-- Task to carry out --
Filter for the word "this" and keep each matching line.

Rows from a dataset of charts and code:
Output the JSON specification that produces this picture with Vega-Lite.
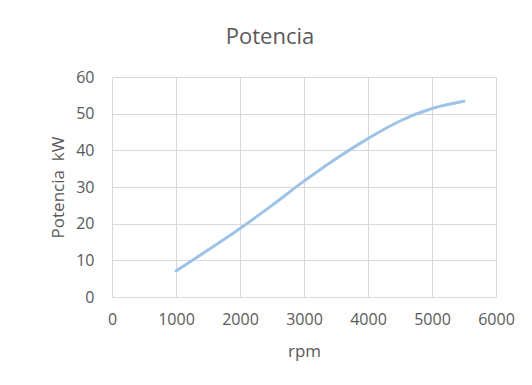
{
  "$schema": "https://vega.github.io/schema/vega-lite/v6.json",
  "width": 384,
  "height": 220,
  "autosize": "none",
  "padding": {"left": 112, "top": 77, "right": 36, "bottom": 88},
  "background": "white",
  "title": {
    "text": "Potencia",
    "font": "Open Sans",
    "fontSize": 22,
    "fontWeight": "normal",
    "color": "#595959",
    "anchor": "middle",
    "baseline": "middle",
    "offset": 10,
    "dx": -34
  },
  "config": {
    "view": {"stroke": null},
    "axis": {
      "labelFont": "Open Sans",
      "labelFontSize": 16,
      "labelColor": "#595959",
      "titleFont": "Open Sans",
      "titleFontSize": 17,
      "titleFontWeight": "normal",
      "titleColor": "#595959",
      "gridColor": "#D9D9D9",
      "gridWidth": 1,
      "domain": false,
      "ticks": false
    }
  },
  "data": {
    "values": [
      {"rpm": 1000, "kW": 7.1},
      {"rpm": 1500, "kW": 12.8},
      {"rpm": 2000, "kW": 18.7},
      {"rpm": 2500, "kW": 25.0},
      {"rpm": 3000, "kW": 31.6},
      {"rpm": 3500, "kW": 37.7},
      {"rpm": 4000, "kW": 43.2},
      {"rpm": 4500, "kW": 48.0},
      {"rpm": 5000, "kW": 51.4},
      {"rpm": 5500, "kW": 53.4}
    ]
  },
  "mark": {"type": "line", "interpolate": "monotone", "color": "#9DC3E6", "strokeWidth": 3, "strokeCap": "round"},
  "encoding": {
    "x": {
      "field": "rpm",
      "type": "quantitative",
      "scale": {"domain": [0, 6000], "nice": false},
      "axis": {"values": [0, 1000, 2000, 3000, 4000, 5000, 6000], "format": "d", "labelPadding": 14, "title": "rpm", "titleY": 54, "titleBaseline": "middle", "labelFlush": false}
    },
    "y": {
      "field": "kW",
      "type": "quantitative",
      "scale": {"domain": [0, 60], "nice": false},
      "axis": {"values": [0, 10, 20, 30, 40, 50, 60], "format": "d", "labelPadding": 18, "title": "Potencia\u00a0\u00a0kW", "titleX": -54, "titleY": 110, "titleAngle": -90, "titleBaseline": "middle", "titleAlign": "center"}
    }
  }
}
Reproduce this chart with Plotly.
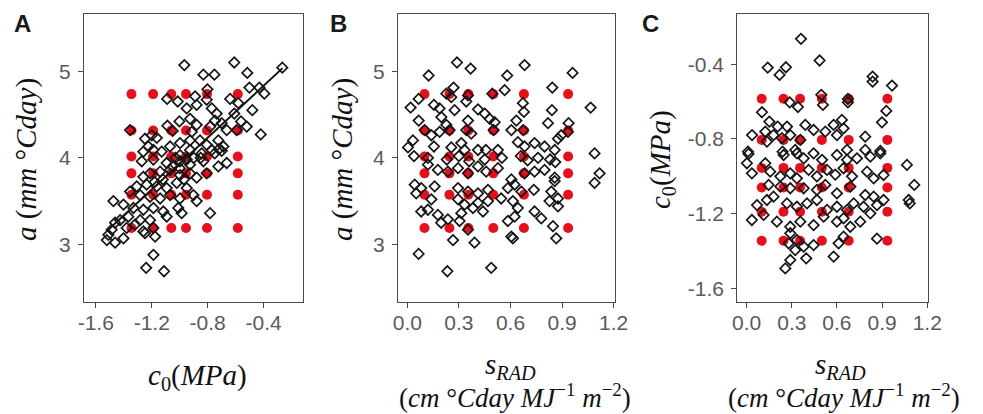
import plotly.graph_objects as go
import itertools

# ---------------- data ----------------
# design levels (red grid points)
a_levels = [3.19, 3.573, 3.82, 4.015, 4.315, 4.735]
c0_levels = [-1.345, -1.19, -1.06, -0.955, -0.805, -0.585]
srad_levels = [0.10, 0.245, 0.355, 0.50, 0.678, 0.935]

# Panel A: sampled c0 vs a
A_c0 = [-0.967, -0.610, -0.517, -0.831, -0.752, -0.267, -0.802, -0.502, -0.431, -0.395,
        -1.090, -1.014, -0.890, -0.950, -0.879, -0.807, -0.771, -0.736, -0.748, -0.783,
        -0.640, -0.581, -0.610, -0.481, -0.562, -0.421, -1.088, -1.002, -1.050, -0.926,
        -0.879, -0.914, -0.700, -0.664, -0.593, -0.521, -1.355, -1.248, -1.200, -1.164,
        -1.224, -1.260, -1.188, -1.129, -1.069, -0.998, -0.926, -0.855, -0.807, -0.724,
        -0.688, -0.771, -0.843, -0.926, -0.998,
        -1.271, -1.188, -1.093, -0.998, -0.926, -0.831, -0.724, -0.664, -1.260, -1.212,
        -1.140, -1.069, -0.998, -0.926, -0.879, -0.807, -1.307, -1.236, -1.164, -1.093,
        -1.021, -0.950, -1.355, -1.283, -1.212, -1.140, -1.069, -0.998, -0.902, -0.879,
        -1.474, -1.402, -1.331, -1.260, -1.188, -1.117, -1.010, -0.986, -0.783, -1.426,
        -1.367, -1.283, -1.212, -1.093, -1.462, -1.319, -1.486, -1.379, -1.260, -1.188,
        -1.510, -1.521, -1.462, -1.402, -1.248, -1.176, -1.188, -1.240, -1.112,
        -1.05, -1.00, -0.95, -0.90, -1.12, -1.18, -0.97, -0.85, -0.75, -0.72, -0.70, -1.03]
A_a = [5.07, 5.10, 4.98, 4.96, 4.96, 5.04, 4.79, 4.81, 4.81, 4.74,
       4.68, 4.65, 4.71, 4.57, 4.61, 4.67, 4.57, 4.51, 4.43, 4.36,
       4.68, 4.63, 4.51, 4.55, 4.42, 4.27, 4.37, 4.42, 4.31, 4.45,
       4.38, 4.30, 4.40, 4.32, 4.32, 4.36, 4.32, 4.22, 4.26, 4.23,
       4.13, 4.07, 4.09, 4.07, 4.13, 4.17, 4.20, 4.20, 4.15, 4.20,
       4.13, 4.09, 4.05, 4.09, 4.03,
       3.96, 3.98, 3.94, 3.96, 3.92, 3.96, 3.90, 3.94, 3.78, 3.82,
       3.84, 3.86, 3.80, 3.82, 3.77, 3.82, 3.67, 3.69, 3.67, 3.65,
       3.71, 3.65, 3.61, 3.57, 3.55, 3.53, 3.57, 3.53, 3.57, 3.50,
       3.50, 3.46, 3.42, 3.40, 3.42, 3.38, 3.42, 3.36, 3.36, 3.28,
       3.32, 3.28, 3.28, 3.32, 3.25, 3.23, 3.17, 3.19, 3.15, 3.19,
       3.11, 3.05, 3.02, 3.07, 3.13, 3.09, 2.88, 2.73, 2.69,
       3.90, 3.88, 3.98, 4.00, 3.75, 3.72, 3.75, 4.00, 4.05, 4.10, 4.08, 4.00]

# regression line in panel A
fit_c0 = [-1.51, -0.265]
fit_a = [3.17, 5.035]

# Panel B: sampled s_RAD vs a
B_s = [0.289, 0.368, 0.124, 0.682, 0.581, 0.961, 0.269, 0.227, 0.256, 0.353,
       0.343, 0.494, 0.566, 0.843, 0.066, 0.019, 0.155, 0.188, 0.275, 0.411,
       0.450, 0.479, 0.508, 0.502, 0.672, 0.678, 0.634, 0.841, 1.066, 0.066,
       0.198, 0.227, 0.353, 0.343, 0.101, 0.246, 0.140, 0.188, 0.372, 0.605,
       0.674, 0.818, 0.938, 0.934, 0.895, 0.876, 0.033, 0.004, 0.039, 0.155,
       0.256, 0.314, 0.333, 0.411, 0.457, 0.527, 0.643, 0.682, 0.740, 0.798,
       0.857, 1.089,
       0.120, 0.178, 0.236, 0.295, 0.353, 0.411, 0.459, 0.527, 0.605, 0.624,
       0.682, 0.740, 0.798, 0.857, 0.857, 1.118, 1.089, 0.081, 0.159, 0.295,
       0.353, 0.411, 0.469, 0.585, 0.663, 0.736, 0.837, 0.876, 0.140, 0.295,
       0.333, 0.411, 0.469, 0.546, 0.614, 0.643, 0.740, 0.779, 0.827, 0.876,
       0.081, 0.120, 0.178, 0.314, 0.236, 0.304, 0.197, 0.585, 0.624, 0.353,
       0.266, 0.391, 0.605, 0.614, 0.847, 0.866, 0.066, 0.233, 0.488, 0.043,
       0.052, 0.440, 0.382,
       0.12, 0.23, 0.30, 0.36, 0.45, 0.55, 0.66, 0.70, 0.76, 0.83, 0.86]
B_a = [5.10, 5.03, 4.95, 5.07, 4.95, 4.98, 4.81, 4.74, 4.70, 4.72,
       4.65, 4.74, 4.78, 4.81, 4.68, 4.58, 4.61, 4.57, 4.55, 4.56,
       4.51, 4.45, 4.41, 4.32, 4.63, 4.53, 4.43, 4.55, 4.58, 4.43,
       4.47, 4.38, 4.43, 4.32, 4.32, 4.32, 4.26, 4.30, 4.28, 4.32,
       4.32, 4.40, 4.40, 4.30, 4.26, 4.22, 4.20, 4.12, 4.02, 4.13,
       4.12, 4.17, 4.09, 4.09, 4.09, 4.09, 4.18, 4.13, 4.17, 4.13,
       4.09, 4.05,
       3.92, 3.86, 3.84, 3.88, 3.82, 3.90, 3.84, 3.88, 3.75, 3.69,
       3.82, 3.84, 3.86, 3.77, 3.73, 3.82, 3.71, 3.65, 3.67, 3.65,
       3.61, 3.59, 3.63, 3.65, 3.61, 3.63, 3.61, 3.53, 3.52, 3.52,
       3.46, 3.48, 3.50, 3.53, 3.50, 3.42, 3.38, 3.30, 3.50, 3.44,
       3.38, 3.40, 3.34, 3.36, 3.29, 3.27, 3.25, 3.27, 3.32, 3.17,
       3.05, 3.02, 3.09, 3.07, 3.21, 3.07, 2.89, 2.69, 2.73, 3.69,
       3.59, 3.38, 3.42,
       4.00, 3.98, 4.02, 3.96, 3.98, 4.00, 4.02, 3.97, 4.00, 3.98, 3.95]

# Panel C: sampled s_RAD vs c0
C_s = [0.361, 0.485, 0.140, 0.219, 0.261, 0.837, 0.837, 0.966, 0.496, 0.507,
       0.673, 0.673, 0.286, 0.341, 0.928, 0.102, 0.899, 0.151, 0.206, 0.268,
       0.390, 0.445, 0.523, 0.578, 0.633, 0.644, 0.600, 0.124, 0.036, 0.179,
       0.235, 0.290, 0.357, 0.788, 0.135, 0.009, 0.239, 0.323, 0.667, 0.788,
       0.888,
       0.013, 0.002, 0.124, 0.246, 0.334, 0.379, 0.445, 0.501, 0.600, 0.667,
       0.733, 0.822, 0.888, 1.065, 0.035, 0.157, 0.224, 0.290, 0.334, 0.412,
       0.467, 0.534, 0.589, 0.644, 0.700, 0.800, 0.844, 0.910, 1.114, 1.077,
       1.084, 0.146, 0.224, 0.290, 0.379, 0.467, 0.523, 0.600, 0.689, 0.788,
       0.844, 0.910, 0.866, 0.069, 0.135, 0.179, 0.268, 0.334, 0.401, 0.467,
       0.534, 0.600, 0.667, 0.711, 0.777, 0.822, 0.035, 0.113, 0.201, 0.290,
       0.357, 0.445, 0.512, 0.600, 0.644, 0.689, 0.755, 0.866, 0.290, 0.334,
       0.379, 0.445, 0.578, 0.611, 0.644, 0.290, 0.257, 0.396, 0.279, 0.323]
C_c0 = [-0.264, -0.380, -0.418, -0.457, -0.416, -0.466, -0.493, -0.514, -0.564, -0.618,
        -0.586, -0.604, -0.604, -0.629, -0.650, -0.657, -0.711, -0.707, -0.734, -0.734,
        -0.725, -0.752, -0.761, -0.725, -0.698, -0.743, -0.779, -0.761, -0.779, -0.779,
        -0.796, -0.779, -0.805, -0.788, -0.814, -0.868, -0.868, -0.859, -0.859, -0.859,
        -0.864,
        -0.880, -0.930, -0.930, -0.886, -0.877, -0.904, -0.877, -0.912, -0.886, -0.912,
        -0.904, -0.895, -0.877, -0.939, -0.984, -0.975, -1.000, -0.984, -1.011, -0.966,
        -1.000, -0.966, -0.991, -0.957, -1.000, -0.975, -1.011, -0.993, -1.046, -1.127,
        -1.145, -1.046, -1.055, -1.064, -1.064, -1.073, -1.046, -1.091, -1.055, -1.100,
        -1.109, -1.127, -1.154, -1.154, -1.127, -1.109, -1.145, -1.163, -1.145, -1.127,
        -1.180, -1.163, -1.180, -1.145, -1.163, -1.198, -1.234, -1.207, -1.243, -1.270,
        -1.243, -1.261, -1.216, -1.243, -1.225, -1.270, -1.243, -1.334, -1.305, -1.341,
        -1.377, -1.368, -1.430, -1.359, -1.323, -1.448, -1.493, -1.439, -1.359, -1.395]

A_xticks = [-1.6, -1.2, -0.8, -0.4]
A_yticks = [3, 4, 5]
S_ticks = [0.0, 0.3, 0.6, 0.9, 1.2]
C_yticks = [-1.6, -1.2, -0.8, -0.4]

# ---------------- figure ----------------
W, H = 983, 414
fig = go.Figure()

red = "#e5101c"
blk = "#151515"

def grid(xs, ys):
    pts = list(itertools.product(xs, ys))
    return [p[0] for p in pts], [p[1] for p in pts]

def add_panel(n, gx, gy, px, py):
    xa = "x" if n == 1 else f"x{n}"
    ya = "y" if n == 1 else f"y{n}"
    fig.add_trace(go.Scatter(x=gx, y=gy, mode="markers", xaxis=xa, yaxis=ya,
                             marker=dict(symbol="circle", size=10, color=red, line=dict(width=0)),
                             showlegend=False, hoverinfo="skip"))
    fig.add_trace(go.Scatter(x=px, y=py, mode="markers", xaxis=xa, yaxis=ya,
                             marker=dict(symbol="diamond-open", size=8, color=blk,
                                         line=dict(width=1.7, color=blk)),
                             showlegend=False))

gx, gy = grid(c0_levels, a_levels)
add_panel(1, gx, gy, A_c0, A_a)
fig.add_trace(go.Scatter(x=fit_c0, y=fit_a, mode="lines", xaxis="x", yaxis="y",
                         line=dict(color=blk, width=2), showlegend=False))
gx, gy = grid(srad_levels, a_levels)
add_panel(2, gx, gy, B_s, B_a)
gx, gy = grid(srad_levels, c0_levels)
add_panel(3, gx, gy, C_s, C_c0)

def px2x(p):
    return p / W

def px2y(p):
    return 1 - p / H

tickfont = dict(family="Arial, Liberation Sans, sans-serif", size=21, color="#5a5a5a")
axcommon = dict(showline=True, mirror=True, linecolor="#4a4a4a", linewidth=1.3,
                ticks="outside", ticklen=5, tickwidth=1.3, tickcolor="#4a4a4a",
                showgrid=False, zeroline=False, tickfont=tickfont, fixedrange=True,
                automargin=False)

ytop, ybot = 14, 302
ydom = [px2y(ybot), px2y(ytop)]

fig.update_layout(
    width=W, height=H,
    margin=dict(l=0, r=0, t=0, b=0, autoexpand=False),
    paper_bgcolor="white", plot_bgcolor="white",
    xaxis=dict(domain=[px2x(84), px2x(303)], range=[-1.684, -0.119], tickvals=A_xticks,
               ticktext=[f"{v:.1f}" for v in A_xticks], anchor="y", ticklabelstandoff=-3, **axcommon),
    yaxis=dict(domain=ydom, range=[2.335, 5.66], tickvals=A_yticks, anchor="x", ticklabelstandoff=3, **axcommon),
    xaxis2=dict(domain=[px2x(398), px2x(615)], range=[-0.054, 1.2076], tickvals=S_ticks,
                ticktext=[f"{v:.1f}" for v in S_ticks], anchor="y2", ticklabelstandoff=-3, **axcommon),
    yaxis2=dict(domain=ydom, range=[2.335, 5.66], tickvals=A_yticks, anchor="x2", ticklabelstandoff=3, **axcommon),
    xaxis3=dict(domain=[px2x(737.3), px2x(928.3)], range=[-0.062, 1.207], tickvals=S_ticks,
                ticktext=[f"{v:.1f}" for v in S_ticks], anchor="y3", ticklabelstandoff=-3, **axcommon),
    yaxis3=dict(domain=ydom, range=[-1.673, -0.131], tickvals=C_yticks,
                ticktext=[f"{v:.1f}" for v in C_yticks], anchor="x3", ticklabelstandoff=3, **axcommon),
)

serif = dict(family="Liberation Serif, DejaVu Serif, serif", size=29, color="#111111")
serif2 = dict(family="Liberation Serif, DejaVu Serif, serif", size=27, color="#111111")
lab = dict(family="Arial, Liberation Sans, sans-serif", size=24, color="#1a1a1a")

a_title = "<i>a</i> (<i>mm</i> °<i>Cday</i>)"
c0_title = "<i>c</i><sub>0</sub>(<i>MPa</i>)"
s_title1 = "<i>s<sub>RAD</sub></i>"
s_title2 = "(<i>cm</i> °<i>Cday MJ</i><sup>−1</sup> <i>m</i><sup>−2</sup>)"

def ann(text, x, y, font, angle=0, yanchor="middle"):
    fig.add_annotation(text=text, x=px2x(x), y=px2y(y), xref="paper", yref="paper",
                       xanchor="center", yanchor=yanchor, showarrow=False,
                       textangle=angle, font=font, borderpad=0)

# panel letters
ann("<b>A</b>", 22, 23, lab)
ann("<b>B</b>", 338, 23, lab)
ann("<b>C</b>", 650, 23, lab)

# y titles
ann(a_title, 27, 160, serif, -90)
ann(a_title, 343, 160, serif, -90)
ann(c0_title, 662, 160, serif, -90)

# x titles
ann(c0_title, 197, 377, serif)
ann(s_title1, 510, 366, serif)
ann(s_title2, 515, 396, serif2)
ann(s_title1, 840, 366, serif)
ann(s_title2, 844, 396, serif2)

fig.write_html("out.html", config={"displayModeBar": False},
               post_script="document.body.style.margin='0px';document.body.style.overflow='hidden';")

-- Solution below --
Output the JSON specification that produces this picture with Vega-Lite.
Reproduce this chart with Plotly.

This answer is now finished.